Sostiene Wwf Italia che entro il 2050 il 70% della popolazione mondiale vivrà in aree urbane”, di qui la necessità di creare più servizi per fornire acqua potabile, per provvedere alla raccolta e al trattamento delle acque reflue e fornire servizi igienico-sanitari.
In Italia, secondo Andrea Agapito, responsabile Acque di Wwf Italia, si è ancora molto indietro nella gestione sotenibile dell’acqua; l’Italia resta ultima in Europa “nell’applicazione della direttiva quadro Acque 2000/60/CE per la protezione delle acque superficiali e sotterranee, che attraverso una serie di misure ci avrebbe consentito di provare a raggiungere il buono stato ecologico dei corsi d’acqua entro il 2015”.
Al momento lo Stato continua a rilasciare concessioni consentendo un prelievo superiore rispetto a quella che i corsi d’acqua sono in grado di fornire.
La cartolina idrica della Sicilia è ancora più sconfortante.
Da noi non si crea la rete pubblica di irrigazione per l’Agricoltura ed il Piano di gestione del distretto idrografico della Sicilia è eloquente nelle sue risultanze: il 55% dei corpi idrici ha uno stato ambientale “buono”, il 27% ha uno stato ambientale “scadente”, il 12% ha uno stato ambientale “particolare”, il 3% ha uno stato ambientale “sufficiente”, nessun corpo idrico ha uno stato ambientale “elevato”.
Comunque lo sfruttamento delle acque isolane è davvero costante e progressivo. Nel Piano regionale di tutela delle acque, approvato nel dicembre 2008, si certifica come “dei 700 pozzi presenti nel 1960 si è passati agli oltre 1100 dei primi del ‘90, con un più forte incremento nel settore orientale e con un aumento delle profondità, in connessione con la diminuita produttività”.
Questi i numeri degli scavi (quelli regolarmente dichiarati al Genio Civile, escludendo quindi le migliaia di pozzi abusivi):
-da pozzi scavati a largo diametro, di solito 2 metri, e a profondità minime, una decina di metri con rarissime punte intorno a 150 metri, si è passati ad un andazzo che adesso vede scavi fino a 250 metri e anche oltre.
Questo stato di cose è il risultato della ricerca di una maggiore produttività, infatti in seguito allo sfruttamento e alle conseguenze indotte, nel corso degli ultimi decenni, si è verificato un abbassamento delle falde maggiore. Negli ultimi tre decenni il livello è sceso di 70 metri, diretta conseguenza dei prelievi che sono passati da 52 milioni di metri cubi all’anno a 120 milioni di metri cubi all’anno.

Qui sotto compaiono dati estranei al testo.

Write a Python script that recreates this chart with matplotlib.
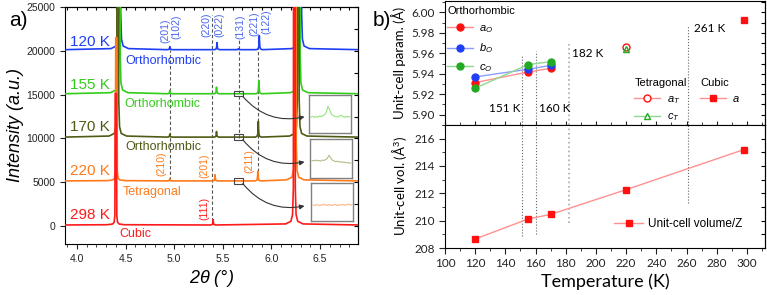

Grazie al disinteresse di chi dovrebbe occuparsi della questione fra qualche decennio, all’improvviso, per “fatalità”, per “accidente”, scopriremo -qui in Italia- l’emergenza “acqua”.
Siamo o no italiani !
L'allarme degli scienziati riuniti ad Erice
Con un appello ai governi di tutto il mondo - affinché considerino l’acqua come una delle più incombenti emergenze planetarie – si è conclusa la quarantaquattresima sessione dei Seminari internazionali di Erice, a cui hanno partecipato cento scienziati di 40 Nazioni.
“Il primo allarme lo lanciammo 20 anni fa da Erice - ricorda il presidente dei Seminari, Antonino Zichichi- oggi i dati ci danno ragione: l’acqua sta diventando più preziosa del petrolio; ciononostante c’è uno spreco enorme delle risorse idriche, a causa dell’inquinamento delle acque, ma anche per errori madornali compiuti nella distribuzione”.
La comunità scientifica di Erice ha elaborato proposte concrete per utilizzare l’acqua contenendo al massimo gli sprechi.
Nel corso dei Seminari sono state affrontate e discusse le ripercussioni igienico-sanitarie provocate, nei Paesi in via di sviluppo, causate dalla mancanza di acqua e dalla cattiva qualità di quella disponibile.
L’allarme sull’emergenza idrica che coinvolge il Pianeta, partito da Erice, coincide con quello lanciato in questi giorni a Stoccolma dall’Onu, attraverso la presentazione del rapporto per l’ambiente.